R. v. Chaulk [1990] 3 S.C.R. 1303: Set out the Oakes reasonable limit test: objective of  sufficient importance; Means: "rationally connected" to the objective; impair rights as "little as possible’; effects on the limitation of rights proportional to the objective.

Is s. 16(4) a reasonable limit under s. 1 of the Charter?

There is no question that the presumption of innocence, guaranteed by s. 11(d) of the Charter, is a fundamental legal right which plays a very important role in our criminal justice system. ….However, like the other rights and freedoms guaranteed by the Charter, it is subject to limitations under s. 1 of the Charter.
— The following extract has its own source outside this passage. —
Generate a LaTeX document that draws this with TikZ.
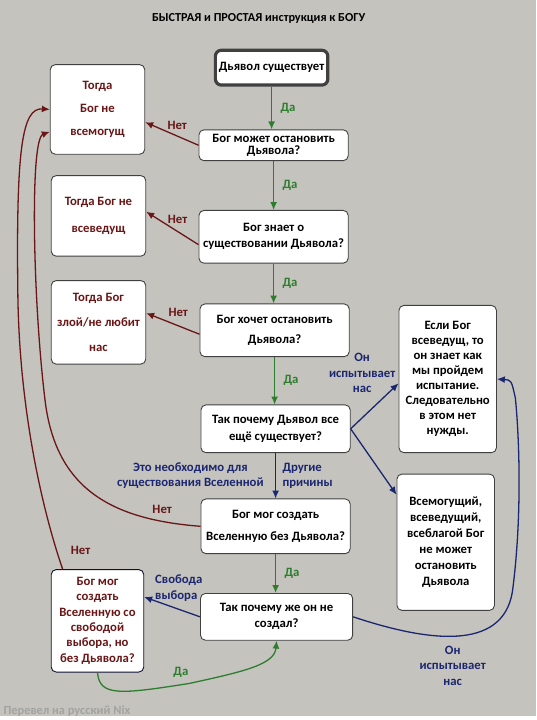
\documentclass[tikz,border=0pt]{standalone}
\usepackage{fontspec}
\setmainfont{Carlito}
\usetikzlibrary{arrows.meta}
\definecolor{BgGray}{HTML}{C4C3BD}
\definecolor{NoRed}{HTML}{6A1616}
\definecolor{YesGreen}{HTML}{2E7D2E}
\definecolor{OtherBlue}{HTML}{1B2670}
\definecolor{NixGray}{HTML}{A2A2A0}

\begin{document}
\begin{tikzpicture}[
    x=1pt, y=-1pt,
    >={Latex[length=8pt,width=7pt]},
    sp/.style={font=\bfseries\fontsize{12.8}{#1}\selectfont},
    box/.style={draw=black!75, fill=white, rounded corners=5pt, line width=0.9pt, align=center, inner sep=1pt, sp=15},
    startbox/.style={box, line width=3.2pt, rounded corners=6pt, minimum width=113pt, minimum height=35pt},
    mainbox/.style={box, minimum width=150pt},
    sidebox/.style={box, minimum width=95pt, text=NoRed},
    rightbox/.style={box, minimum width=98pt},
    yesarrow/.style={->, YesGreen, line width=1.3pt},
    noarrow/.style={->, NoRed, line width=1.3pt},
    blarrow/.style={->, OtherBlue, line width=1.3pt},
    yeslbl/.style={text=YesGreen, sp=14},
    nolbl/.style={text=NoRed, sp=14},
    bllbl/.style={text=OtherBlue, align=center, sp=15.5}
 ]
\fill[BgGray] (0,0) rectangle (539,720);

\node[font=\bfseries\fontsize{12.3}{14}\selectfont] (title) at (260,19) {БЫСТРАЯ и ПРОСТАЯ инструкция к БОГУ};

% middle column
\node[startbox, sp=15] (exists) at (273,68) {Дьявол существует};
\node[mainbox, minimum height=31pt, sp=12.5] (canstop) at (275,146) {Бог может остановить\\Дьявола?};
\node[mainbox, minimum height=53pt, sp=16] (knows) at (275,238) {Бог знает о\\существовании Дьявола?};
\node[mainbox, minimum height=53pt, sp=21] (wants) at (276,332) {Бог хочет остановить\\Дьявола?};
\node[mainbox, minimum height=48pt, sp=17] (why) at (277,431) {Так почему Дьявол все\\ещё существует?};
\node[mainbox, minimum height=55pt, sp=22] (possible) at (277,529) {Бог мог создать\\Вселенную без Дьявола?};
\node[mainbox, minimum height=47pt, sp=16, minimum width=153pt] (whynot) at (278,620) {Так почему же он не\\создал?};

% left column
\node[sidebox, minimum height=90pt, sp=23] (notomni) at (98,110) {Тогда\\Бог не\\всемогущ};
\node[sidebox, minimum height=81pt, sp=28] (notsci) at (99,217) {Тогда Бог не\\всеведущ};
\node[sidebox, minimum height=84pt, sp=25] (evil) at (99,324) {Тогда Бог\\злой/не любит\\нас};
\node[sidebox, minimum height=103pt, sp=15.4, draw=OtherBlue!45!black, minimum width=93pt] (freebox) at (98,624) {Бог мог\\создать\\Вселенную со\\свободой\\выбора, но\\без Дьявола?};

% right column
\node[rightbox, minimum height=148pt, sp=15] (test) at (450,381) {Если Бог\\всеведущ, то\\он знает как\\мы пройдем\\испытание.\\Следовательно\\в этом нет\\нужды.};
\node[rightbox, minimum height=137pt, sp=16] (cannot) at (448,545) {Всемогущий,\\всеведущий,\\всеблагой Бог\\не может\\остановить\\Дьявола};

% yes
\draw[yesarrow] (exists.south) -- node[yeslbl, right=5pt] {Да} (exists.south |- canstop.north);
\draw[yesarrow] (canstop.south) -- node[yeslbl, right=5pt] {Да} (canstop.south |- knows.north);
\draw[yesarrow] (knows.south) -- node[yeslbl, right=5pt] {Да} (knows.south |- wants.north);
\draw[yesarrow] (wants.south) -- node[yeslbl, right=5pt] {Да} (wants.south |- why.north);
\draw[yesarrow] (possible.south) -- node[yeslbl, right=5pt] {Да} (possible.south |- whynot.north);
\draw[yesarrow] (freebox.south) .. controls (100,700) and (120,698) .. (190,687)
    node[yeslbl, pos=0.96, above=3pt] {Да}
    .. controls (245,675) and (276,668) .. (whynot.south);

% no
\draw[noarrow] (canstop.west) -- node[nolbl, pos=0.4, above=3pt] {Нет} (notomni.-15);
\draw[noarrow] (knows.-174) -- node[nolbl, pos=0.4, above=4pt] {Нет} (notsci.5);
\draw[noarrow] (wants.183) -- node[nolbl, pos=0.4, above=5pt] {Нет} (evil.11);
\draw[noarrow] (possible.west) .. controls (110,522) and (55,490) .. (45,400)
    .. controls (33,300) and (30,140) .. (notomni.205);
\node[nolbl] (nolow) at (163,512) {Нет};
\draw[noarrow] (freebox.124) .. controls (45,520) and (20,420) .. (18,300)
    .. controls (16,150) and (22,108) .. (notomni.west);
\node[nolbl] (noout) at (81,553) {Нет};

% other
\draw[blarrow] (why.south) -- node[bllbl, left=8pt] {Это необходимо для\\существования Вселенной}
    node[bllbl, right=3pt, align=left] {Другие\\причины} (possible.north);
\draw[blarrow] (why.east) -- (test.185);
\node[bllbl] (testup) at (364,375) {Он\\испытывает\\нас};
\draw[blarrow] (why.east) -- (cannot.136);
\draw[blarrow] (whynot.west) -- node[bllbl, pos=0.38, above=4pt, align=left] {Свобода\\выбора} (freebox.27);
\draw[blarrow] (whynot.east) .. controls (430,645) and (505,655) .. (515,595)
    .. controls (525,520) and (522,440) .. (518,400) .. controls (514,382) .. (test.east);
\node[bllbl] (testdown) at (455,669) {Он\\испытывает\\нас};

\node[anchor=west, text=NixGray, font=\bfseries\fontsize{12.5}{14}\selectfont] (nix) at (0,715) {Перевел на русский Nix};
\end{tikzpicture}
\end{document}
The procedure to be followed when the state is attempting to justify a limit on a right or freedom under s. 1 was set out by this Court in Oakes, supra:

1. The objective of the impugned provision must be of sufficient importance to warrant overriding a constitutionally protected right or freedom; it must relate to concerns which are pressing and substantial in a free and democratic society before it can be characterized as sufficiently important.

2. Assuming that a sufficiently important objective has been established, the means chosen to achieve the objective must pass a proportionality test; that is to say they must:

  1. be "rationally connected" to the objective and not be arbitrary, unfair or based on irrational considerations;

  2. impair the right or freedom in question as "little as possible"; and

  3. be such that their effects on the limitation of rights and freedoms are proportional to the objective.